» Problem
Skip every picture, and extract verbatim the lines from the line containing "Clone this chart in seaborn and matplotlib." to the line containing "from matplotlib.lines import Line2D", both lines included.

Start of Data in this exercise

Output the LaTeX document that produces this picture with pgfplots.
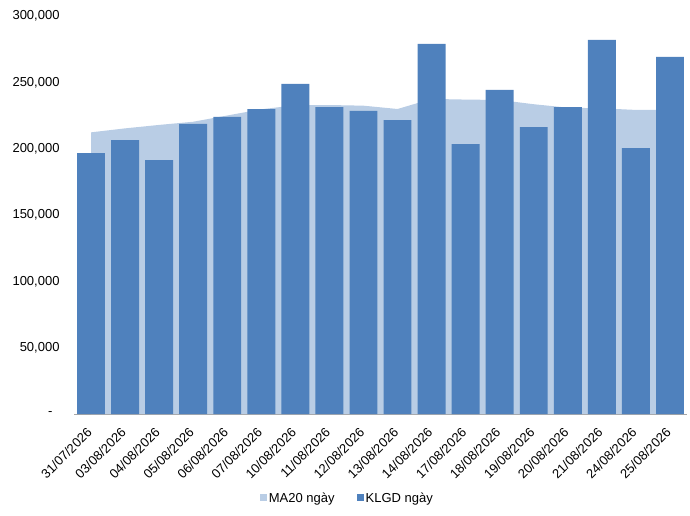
\documentclass[border=0pt]{standalone}
\usepackage{pgfplots}
\pgfplotsset{compat=1.18}
\usepackage{fontspec}
\setmainfont{Liberation Sans}
\definecolor{barblue}{HTML}{4F81BD}
\definecolor{areablue}{HTML}{B9CDE5}
\definecolor{axgray}{HTML}{A6A6A6}
\begin{document}
\begin{tikzpicture}[x=1pt,y=1pt,font=\fontsize{13}{15}\selectfont]
\useasboundingbox (0,0) rectangle (690,515);
\begin{axis}[
  at={(74pt,101pt)}, anchor=south west,
  scale only axis, width=613pt, height=398pt,
  xmin=-0.5, xmax=17.5, ymin=0, ymax=300000,
  scaled y ticks=false,
  axis x line*=bottom, axis y line*=left,
  y axis line style={draw=none},
  x axis line style={axgray, line width=0.8pt},
  xtick={0,...,17},
  xticklabels={31/07/2026,03/08/2026,04/08/2026,05/08/2026,06/08/2026,07/08/2026,10/08/2026,11/08/2026,12/08/2026,13/08/2026,14/08/2026,17/08/2026,18/08/2026,19/08/2026,20/08/2026,21/08/2026,24/08/2026,25/08/2026},
  xtick style={draw=none},
  minor xtick={-0.5,0.5,1.5,2.5,3.5,4.5,5.5,6.5,7.5,8.5,9.5,10.5,11.5,12.5,13.5,14.5,15.5,16.5,17.5},
  minor tick length=5pt,
  minor x tick style={axgray, line width=0.8pt},
  tick align=outside,
  xticklabel style={xshift=-5pt, yshift=-7pt, rotate=45, anchor=north east, inner sep=1pt},
  ytick={0,50000,100000,150000,200000,250000,300000},
  yticklabels={{-\hspace*{7pt}},{50,000},{100,000},{150,000},{200,000},{250,000},{300,000}},
  ytick style={draw=none},
  yticklabel style={inner sep=2pt, xshift=-8pt},
  legend columns=2,
  legend style={draw=none, fill=none, at={(0.446,-0.211)}, anchor=center,
    /tikz/every even column/.append style={column sep=20pt}, font=\fontsize{13}{15}\selectfont},
  legend image code/.code={\fill[#1] (0pt,-3.5pt) rectangle (7pt,3.5pt);},
]
\addplot[fill=areablue, draw=none] coordinates {
 (0,212300) (1,215300) (2,217900) (3,220300) (4,225000) (5,229700) (6,232700) (7,232900) (8,232400)
 (9,229900) (10,237500) (11,237000) (12,236700) (13,233500) (14,230900) (15,230400) (16,229200) (17,229200)
} \closedcycle;
\addlegendentry{MA20 ngày}
\addplot[ybar, bar width=0.82, fill=barblue, draw=none] coordinates {
 (0,196700) (1,206500) (2,191400) (3,218600) (4,223900) (5,229900) (6,248800) (7,231400) (8,228400)
 (9,221600) (10,279000) (11,203500) (12,244300) (13,216300) (14,231400) (15,282000) (16,200500) (17,269200)
};
\addlegendentry{KLGD ngày}
\end{axis}
\end{tikzpicture}
\end{document}
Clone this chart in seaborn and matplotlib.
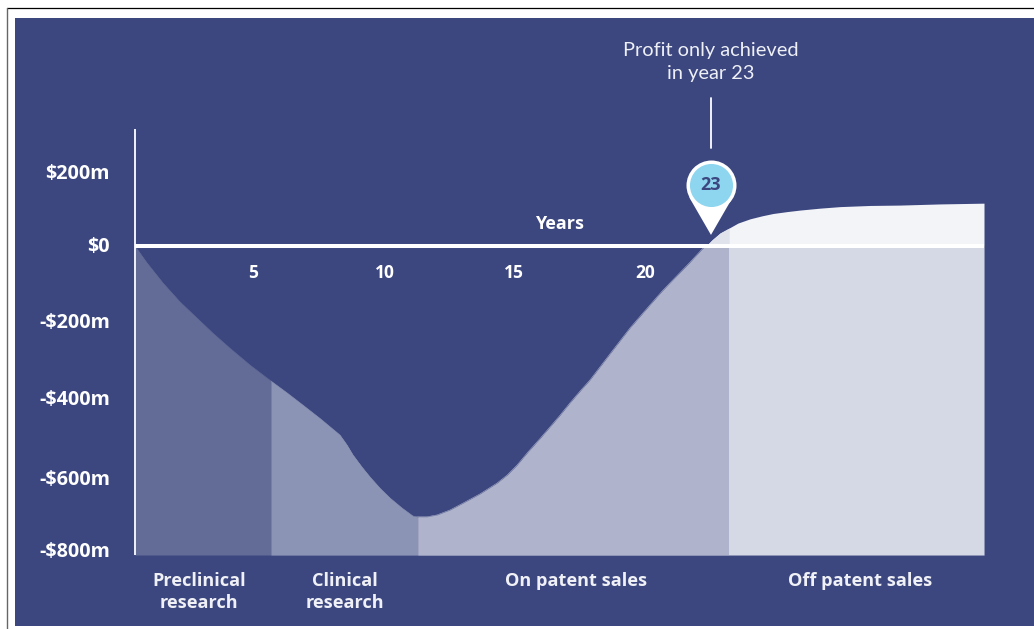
import numpy as np
import pandas as pd
import matplotlib.pyplot as plt
import seaborn as sns
from matplotlib.patches import Rectangle, Polygon
from matplotlib.lines import Line2D

# cumulative cash position
years = [0, 0.46, 1.08, 1.73, 2.38, 3.0, 3.65, 4.42, 5.23, 5.85, 6.46, 7.12, 7.88, 8.15, 8.38,
         8.73, 9.04, 9.42, 9.81, 10.27, 10.69, 10.88, 11.23, 11.62, 12.12, 12.62, 13.27, 13.92,
         14.31, 14.69, 15.12, 15.58, 15.96, 16.35, 16.73, 17.12, 17.5, 18.38, 19.04, 19.69,
         20.27, 20.85, 21.35, 21.85, 21.96, 22.19, 22.5, 22.85, 23.19, 23.65, 24.12, 24.54,
         25.08, 25.58, 26.35, 27.12, 28.27, 29.42, 30.96, 32.65]
cash = [0, -44, -97, -146, -188, -228, -267, -311, -353, -384, -416, -451, -494, -520, -546,
        -578, -604, -633, -659, -685, -706, -708, -708, -703, -690, -672, -648, -620,
        -599, -573, -538, -503, -473, -442, -410, -379, -350, -272, -214, -163,
        -118, -77, -42, -5, 0, 16, 34, 47, 60, 71, 79, 85,
        90, 94, 99, 103, 106, 107, 110, 112]

phase_edges = [0, 5.23, 10.88, 22.85, 32.65]
phase_colors = ['#636b97', '#8b94b5', '#afb3cb', '#d5d8e5']
phase_names = ['Preclinical\nresearch', 'Clinical\nresearch', 'On patent sales', 'Off patent sales']
phase_label_x = [2.46, 8.08, 16.96, 27.88]

xtick_pos = [4.54, 9.6, 14.58, 19.6, 24.85, 30.25]
xtick_labels = ['5', '10', '15', '20', '25', '30']
ytick_pos = [196, 3, -196, -397, -606, -794]
ytick_labels = ['$200m', '$0', '-$200m', '-$400m', '-$600m', '-$800m']

NAVY = '#3c4780'
PROFIT_YEAR = 22.15

sns.set_theme(style='white')
plt.rcParams['font.family'] = ['Open Sans', 'DejaVu Sans']

df = pd.DataFrame({'year': years, 'cash': cash})

fig = plt.figure(figsize=(10.34, 6.29), dpi=100, facecolor='white')

# page frame + navy panel, in pixels
bg = fig.add_axes([0, 0, 1, 1], zorder=-1)
bg.set_xlim(0, 1034)
bg.set_ylim(629, 0)
bg.axis('off')
bg.add_patch(Rectangle((15, 18), 1019, 607.7, color=NAVY, lw=0))
bg.add_line(Line2D([6.5, 1034], [7.5, 7.5], color='black', lw=0.9))
bg.add_line(Line2D([6.5, 6.5], [7.5, 629], color='#666666', lw=1))

ax = fig.add_axes([135 / 1034, 1 - 555 / 629, 849 / 1034, 426 / 629])
ax.patch.set_alpha(0)
ax.set_xlim(0, 32.65)
ax.set_ylim(-807.8, 305.9)

# each phase runs on to the right end, the next one paints over it (no seams)
y_bottom = ax.get_ylim()[0]
for i in range(4):
    part = df[df.year >= phase_edges[i]]
    ax.fill_between(part.year, y_bottom, np.minimum(part.cash, 0), color=phase_colors[i], lw=0)
    if i < 3:
        edge = df[(df.year >= phase_edges[i]) & (df.year <= phase_edges[i + 1]) & (df.cash <= 0)]
        sns.lineplot(data=edge, x='year', y='cash', color=phase_colors[i],
                     lw=0.4, errorbar=None, ax=ax)

above = df[(df.cash >= 0) & (df.year > 1)]
early = above[above.year <= phase_edges[3]]
ax.fill_between(above.year, 0, above.cash, color='#f3f4f8', lw=0)
ax.fill_between(early.year, 0, early.cash, color='#e0e2ec', lw=0)

sns.despine(ax=ax)
ax.spines['bottom'].set_position(('data', 0))
ax.spines['bottom'].set_color('white')
ax.spines['bottom'].set_linewidth(2.9)
ax.spines['bottom'].set_capstyle('butt')
ax.spines['left'].set_color('white')
ax.spines['left'].set_linewidth(1.3)
ax.spines['left'].set_capstyle('butt')

ax.set_xticks(xtick_pos, xtick_labels, fontsize=12.5, fontweight='bold')
ax.set_yticks(ytick_pos, ytick_labels, fontsize=14.2, fontweight='bold', color='white')
ax.tick_params(axis='x', length=0, pad=13.3, colors='white')
ax.tick_params(axis='y', length=0, pad=18)
for lab in ax.get_xticklabels()[4:]:
    lab.set_color(NAVY)
ax.set_xlabel('')
ax.set_ylabel('')

ax.text(16.31, 58, 'Years', color='white', fontsize=13, fontweight='bold', ha='center', va='center')
for name, x in zip(phase_names, phase_label_x):
    ax.text(x, -852, name, color='#f0f1f6', fontsize=13.1, fontweight='bold', ha='center', va='top',
            linespacing=1.3, clip_on=False)

# callout for the break-even year
ax.text(PROFIT_YEAR, 481, 'Profit only achieved\nin year 23', color='#eef0f6', fontsize=14.4, ha='center',
        va='center', linespacing=1.45, clip_on=False, family=['Lato', 'DejaVu Sans'])
ax.plot([PROFIT_YEAR, PROFIT_YEAR], [256, 387], color='white', lw=1.3, clip_on=False, zorder=5)
ax.add_patch(Polygon([[PROFIT_YEAR - 0.833, 127], [PROFIT_YEAR + 0.833, 127], [PROFIT_YEAR, 29]],
                     color='white', lw=0, zorder=5))
ax.scatter([PROFIT_YEAR], [159.5], s=1296, color='white', lw=0, zorder=5)
ax.scatter([PROFIT_YEAR], [159.5], s=961, color='#8ed5ef', lw=0, zorder=6)
ax.text(PROFIT_YEAR, 159.5, '23', color=NAVY, fontsize=13, fontweight='bold', ha='center', va='center', zorder=7)

fig.savefig('out.png', dpi=100, facecolor='white')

End of Data in this exercise

» Answer for this exercise
Clone this chart in seaborn and matplotlib.
import numpy as np
import pandas as pd
import matplotlib.pyplot as plt
import seaborn as sns
from matplotlib.patches import Rectangle, Polygon
from matplotlib.lines import Line2D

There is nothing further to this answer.